Some friends of mine within Unionism have made the case for Mr Lutton’s candidacy based on the moral prerogative to show Sinn Fein up. I agree with the moral prerogative, but this is the worst possible tactic – partly because it is so obviously crudely sectarian; and partly because Mr Lutton is no politician and will need protection as it is. As Mr McKearney points out, the past will be dug up in both directions – and, what is worse, the so-called “Republicans” will win comfortably, thus appearing to justify the very reading of history Unionists, even some moderate Unionists, are trying to show up.

In an area already as embittered as Mid-Ulster with the whole political process as unstable as it is, this is not just stupid, it is dangerous. The Ulster Unionist Party should never have allowed it to happen, and will take responsibility for the consequences to its grave.

6 thoughts on “Unionist Unity is, nevertheless, stupid and dangerous

  1. harryaswell says:

    Well, it so happens that I, too, am the son of a regular British Army officer. However, I am far from being Liberal, a party of wets and pseudo intellectuals. How you can agree with Tommy McKearney’s piece I simply cannot understand, since it is truly mischievous and comprised of spitefull inuendo and Republican bias and wishfull thinking. Tommy McKearney is an unrepentant unreconstructed murderous terrorist of the worst possible kind. He is condemning thousands of Protestant Unionists with his vile cant. I am amazed that you support what he says. Or, perhaps I should not be, having seen what is said in this blogg. Obviously, peace at any price will not get the desired result. One does have to stand up for ones rights and principles after all, which is exactly what Tommy McKearney’s piece is doing for him. The UUP will, I am sure, come out of this well in the end, after a thorough re-organisation into a sane and proper party.

  2. I think there are things people can respect in isolation, I can recite a list from Eammon McCann to David Vance who think that this action is both a threat to the Ulster Unionists identity and question if the DUP are not the overall winners here. The SDLP may’ve lost the seat of Tommy Gallagher to not playing ball on pacts however it did show it was not afraid to defend its principles, at a time of a functional power sharing arrangement.

    What we see in the UUP is a lack of decisiveness that saw McNarry leave before the u-turn and McCrea and McCallister after it. Is the problem Brolly’s alledged past which may or may not be true and his abstentionism or is the real problem that nearly four in every seven people in Mid Ulster might call themselves Nationalist, Republican or Irish?

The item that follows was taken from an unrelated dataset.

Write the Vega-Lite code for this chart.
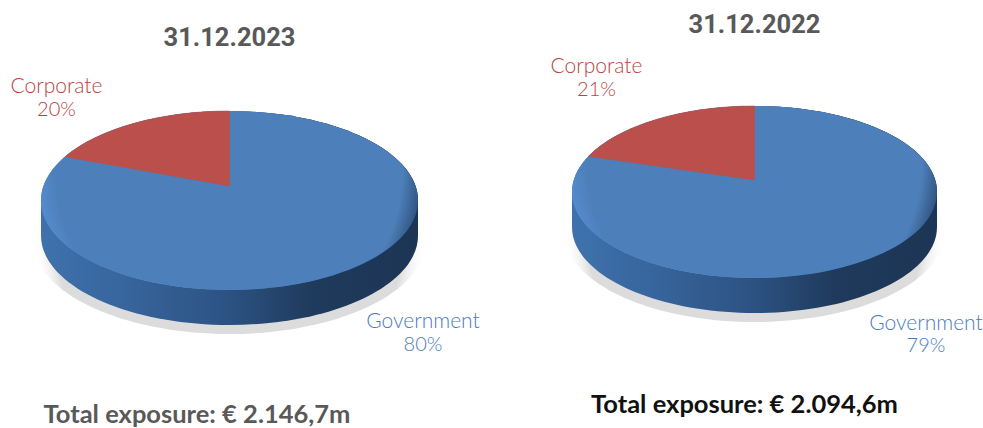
{
"$schema":"https://vega.github.io/schema/vega-lite/v6.json",
"width":983,"height":428,"padding":0,"autosize":{"type":"none"},"background":"white",
"view":{"stroke":null},
"datasets":{
"panels":[{"panel":"31.12.2023","total":"Total exposure: € 2.146,7m"},{"panel":"31.12.2022","total":"Total exposure: € 2.094,6m"}],
"shares":[{"panel":"31.12.2023","series":"Corporate","share":0.20},{"panel":"31.12.2023","series":"Government","share":0.80},{"panel":"31.12.2022","series":"Corporate","share":0.21},{"panel":"31.12.2022","series":"Government","share":0.79}]
},
"resolve":{"scale":{"x":"independent","y":"independent","shape":"independent","color":"independent"}},
"layer":[
{"data":{"name":"panels"},
"mark":{"type":"point","filled":true,"opacity":1,"size":4,"stroke":null,"fill":{"gradient":"radial","x1":0.5,"y1":0.5,"r1":0,"x2":0.5,"y2":0.5,"r2":0.5,"stops":[{"offset":0,"color":"#dcdcdc"},{"offset":0.88,"color":"#dcdcdc"},{"offset":1,"color":"rgba(255,255,255,0)"}]}},
"encoding":{
"x":{"field":"panel","type":"nominal","axis":null,"scale":{"type":"point","padding":0,"domain":["31.12.2023","31.12.2022"],"range":[229.5,754.5]}},
"y":{"field":"panel","type":"nominal","axis":null,"scale":{"type":"point","padding":0,"domain":["31.12.2023","31.12.2022"],"range":[200.5,192]}},
"shape":{"field":"panel","type":"nominal","legend":null,"scale":{"domain":["31.12.2023","31.12.2022"],"range":["M-196.5 40 C-196.5 -11.6 -108.5 -53.5 0 -53.5 C108.5 -53.5 196.5 -11.6 196.5 40 C196.5 91.6 108.5 133.5 0 133.5 C-108.5 133.5 -196.5 91.6 -196.5 40 Z","M-190.5 40 C-190.5 -9.7 -105.2 -50 0 -50 C105.2 -50 190.5 -9.7 190.5 40 C190.5 89.7 105.2 130 0 130 C-105.2 130 -190.5 89.7 -190.5 40 Z"]}}
}},
{"data":{"name":"panels"},
"mark":{"type":"point","filled":true,"opacity":1,"size":4,"stroke":null,"fill":{"gradient":"linear","x1":0,"y1":0,"x2":1,"y2":0,"stops":[{"offset":0,"color":"#3f72ad"},{"offset":0.25,"color":"#36639a"},{"offset":0.5,"color":"#2c5282"},{"offset":0.72,"color":"#1f3a5c"},{"offset":1,"color":"#1d3555"}]}},
"encoding":{
"x":{"field":"panel","type":"nominal","axis":null,"scale":{"type":"point","padding":0,"domain":["31.12.2023","31.12.2022"],"range":[229.5,754.5]}},
"y":{"field":"panel","type":"nominal","axis":null,"scale":{"type":"point","padding":0,"domain":["31.12.2023","31.12.2022"],"range":[200.5,192]}},
"shape":{"field":"panel","type":"nominal","legend":null,"scale":{"domain":["31.12.2023","31.12.2022"],"range":["M-188.5 0 C-188.5 -49.4 -104.1 -89.5 0 -89.5 C104.1 -89.5 188.5 -49.4 188.5 0 L188.5 35 C188.5 84.4 104.1 124.5 0 124.5 C-104.1 124.5 -188.5 84.4 -188.5 35 Z","M-182.5 0 C-182.5 -47.5 -100.8 -86 0 -86 C100.8 -86 182.5 -47.5 182.5 0 L182.5 35 C182.5 82.5 100.8 121 0 121 C-100.8 121 -182.5 82.5 -182.5 35 Z"]}}
}},
{"data":{"name":"panels"},
"mark":{"type":"point","filled":true,"opacity":1,"size":4,"stroke":null,"fill":{"gradient":"linear","x1":0,"y1":0,"x2":1,"y2":0,"stops":[{"offset":0,"color":"#5a92d8"},{"offset":0.3,"color":"#66a0e8"},{"offset":0.5,"color":"#4f82c0"},{"offset":0.65,"color":"#36608f"},{"offset":0.8,"color":"#24436a"},{"offset":1,"color":"#1f3a5c"}]}},
"encoding":{
"x":{"field":"panel","type":"nominal","axis":null,"scale":{"type":"point","padding":0,"domain":["31.12.2023","31.12.2022"],"range":[229.5,754.5]}},
"y":{"field":"panel","type":"nominal","axis":null,"scale":{"type":"point","padding":0,"domain":["31.12.2023","31.12.2022"],"range":[200.5,192]}},
"shape":{"field":"panel","type":"nominal","legend":null,"scale":{"domain":["31.12.2023","31.12.2022"],"range":["M-188.5 0 C-188.5 -49.4 -104.1 -89.5 0 -89.5 C104.1 -89.5 188.5 -49.4 188.5 0 C188.5 49.4 104.1 89.5 0 89.5 C-104.1 89.5 -188.5 49.4 -188.5 0 Z","M-182.5 0 C-182.5 -47.5 -100.8 -86 0 -86 C100.8 -86 182.5 -47.5 182.5 0 C182.5 47.5 100.8 86 0 86 C-100.8 86 -182.5 47.5 -182.5 0 Z"]}}
}},
{"data":{"name":"shares"},"transform":[{"filter":"datum.series==='Government'"}],
"mark":{"type":"point","filled":true,"opacity":1,"size":4,"stroke":null,"fill":{"gradient":"radial","x1":0.5,"y1":0.42,"r1":0,"x2":0.5,"y2":0.42,"r2":0.54,"stops":[{"offset":0,"color":"#4d7fba"},{"offset":0.85,"color":"#4d7fba"},{"offset":1,"color":"rgba(77,127,186,0)"}]}},
"encoding":{
"x":{"field":"panel","type":"nominal","axis":null,"scale":{"type":"point","padding":0,"domain":["31.12.2023","31.12.2022"],"range":[229.5,754.5]}},
"y":{"field":"panel","type":"nominal","axis":null,"scale":{"type":"point","padding":0,"domain":["31.12.2023","31.12.2022"],"range":[200.5,192]}},
"shape":{"field":"panel","type":"nominal","legend":null,"scale":{"domain":["31.12.2023","31.12.2022"],"range":["M-188.5 0 C-188.5 -49.4 -104.1 -89.5 0 -89.5 C104.1 -89.5 188.5 -49.4 188.5 0 C188.5 49.4 104.1 89.5 0 89.5 C-104.1 89.5 -188.5 49.4 -188.5 0 Z","M-182.5 0 C-182.5 -47.5 -100.8 -86 0 -86 C100.8 -86 182.5 -47.5 182.5 0 C182.5 47.5 100.8 86 0 86 C-100.8 86 -182.5 47.5 -182.5 0 Z"]}}
}},
{"data":{"name":"shares"},"transform":[{"filter":"datum.series==='Corporate'"}],
"mark":{"type":"point","filled":true,"opacity":1,"size":4,"stroke":"#ba4f4b","strokeWidth":0.6,"fill":"#ba4f4b"},
"encoding":{
"x":{"field":"panel","type":"nominal","axis":null,"scale":{"type":"point","padding":0,"domain":["31.12.2023","31.12.2022"],"range":[229.5,754.5]}},
"y":{"field":"panel","type":"nominal","axis":null,"scale":{"type":"point","padding":0,"domain":["31.12.2023","31.12.2022"],"range":[200.5,192]}},
"shape":{"field":"panel","type":"nominal","legend":null,"scale":{"domain":["31.12.2023","31.12.2022"],"range":["M0 -14.5 L0 -89.5 C-68.3 -89.5 -131.2 -72 -164.5 -43.7 Z","M0 -12 L0 -86 C-71.5 -86 -136.3 -66.4 -166 -35.7 Z"]}}
}},
{"data":{"name":"panels"},
"mark":{"type":"text","font":"Roboto","fontWeight":"bold","fontSize":25.5,"color":"#595959","align":"center","baseline":"alphabetic"},
"encoding":{
"text":{"field":"panel","type":"nominal"},
"x":{"field":"panel","type":"nominal","axis":null,"scale":{"type":"point","padding":0,"domain":["31.12.2023","31.12.2022"],"range":[229.5,754.5]}},
"y":{"field":"panel","type":"nominal","axis":null,"scale":{"type":"point","padding":0,"domain":["31.12.2023","31.12.2022"],"range":[46,33]}}
}},
{"data":{"name":"panels"},
"mark":{"type":"text","font":"Lato","fontWeight":"bold","fontSize":25.5,"align":"center","baseline":"alphabetic"},
"encoding":{
"text":{"field":"total","type":"nominal"},
"color":{"field":"panel","type":"nominal","legend":null,"scale":{"domain":["31.12.2023","31.12.2022"],"range":["#595959","#111111"]}},
"x":{"field":"panel","type":"nominal","axis":null,"scale":{"type":"point","padding":0,"domain":["31.12.2023","31.12.2022"],"range":[197,744.5]}},
"y":{"field":"panel","type":"nominal","axis":null,"scale":{"type":"point","padding":0,"domain":["31.12.2023","31.12.2022"],"range":[423,413]}}
}},
{"data":{"name":"shares"},"transform":[{"filter":"datum.series==='Corporate'"}],
"mark":{"type":"text","font":"Lato","fontWeight":300,"fontSize":21,"color":"#b8433f","align":"center","baseline":"alphabetic"},
"encoding":{
"text":{"field":"series","type":"nominal"},
"x":{"field":"panel","type":"nominal","axis":null,"scale":{"type":"point","padding":0,"domain":["31.12.2023","31.12.2022"],"range":[56.5,596.5]}},
"y":{"field":"panel","type":"nominal","axis":null,"scale":{"type":"point","padding":0,"domain":["31.12.2023","31.12.2022"],"range":[93,73]}}
}},
{"data":{"name":"shares"},"transform":[{"filter":"datum.series==='Corporate'"}],
"mark":{"type":"text","font":"Lato","fontWeight":300,"fontSize":20,"color":"#b8433f","align":"center","baseline":"alphabetic"},
"encoding":{
"text":{"field":"share","type":"quantitative","format":".0%"},
"x":{"field":"panel","type":"nominal","axis":null,"scale":{"type":"point","padding":0,"domain":["31.12.2023","31.12.2022"],"range":[56.5,596.5]}},
"y":{"field":"panel","type":"nominal","axis":null,"scale":{"type":"point","padding":0,"domain":["31.12.2023","31.12.2022"],"range":[116,96]}}
}},
{"data":{"name":"shares"},"transform":[{"filter":"datum.series==='Government'"}],
"mark":{"type":"text","font":"Lato","fontWeight":300,"fontSize":21,"color":"#4a7cbd","align":"center","baseline":"alphabetic"},
"encoding":{
"text":{"field":"series","type":"nominal"},
"x":{"field":"panel","type":"nominal","axis":null,"scale":{"type":"point","padding":0,"domain":["31.12.2023","31.12.2022"],"range":[423,926]}},
"y":{"field":"panel","type":"nominal","axis":null,"scale":{"type":"point","padding":0,"domain":["31.12.2023","31.12.2022"],"range":[328,330]}}
}},
{"data":{"name":"shares"},"transform":[{"filter":"datum.series==='Government'"}],
"mark":{"type":"text","font":"Lato","fontWeight":300,"fontSize":20,"color":"#4a7cbd","align":"center","baseline":"alphabetic"},
"encoding":{
"text":{"field":"share","type":"quantitative","format":".0%"},
"x":{"field":"panel","type":"nominal","axis":null,"scale":{"type":"point","padding":0,"domain":["31.12.2023","31.12.2022"],"range":[423,926]}},
"y":{"field":"panel","type":"nominal","axis":null,"scale":{"type":"point","padding":0,"domain":["31.12.2023","31.12.2022"],"range":[351,352]}}
}}
]
}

  3. Oh right, now I’m the one stuck in the past. I seem to be ideé fixed on that.

  4. harryaswell says:

    I am sure you think you are correct in what you say!! – BUT, McNarry, Basil and John, simply refused to NOT wash their dirty linen in public, supported wholeheartedly by the the mischevious News Letter and Belfast Telegraph. It simply could not be allowed to go on! Nesbitt is correct in what he is doing. Get rid of selfsatisfied, self important and pompous persons who seem unable to work within a team. It is my bet that now these “stabbers in the back” are gone, the UUP will indeed become the party of popular choice again. I fail to see the logic of your statement about lack of decisiveness, quite the reverse actually.

    • I actually have some sympathy with the view that Basil, John and David were remarkably disloyal.

      That is not to say I don’t broadly agree with the former two in principle, in terms at least of why they left.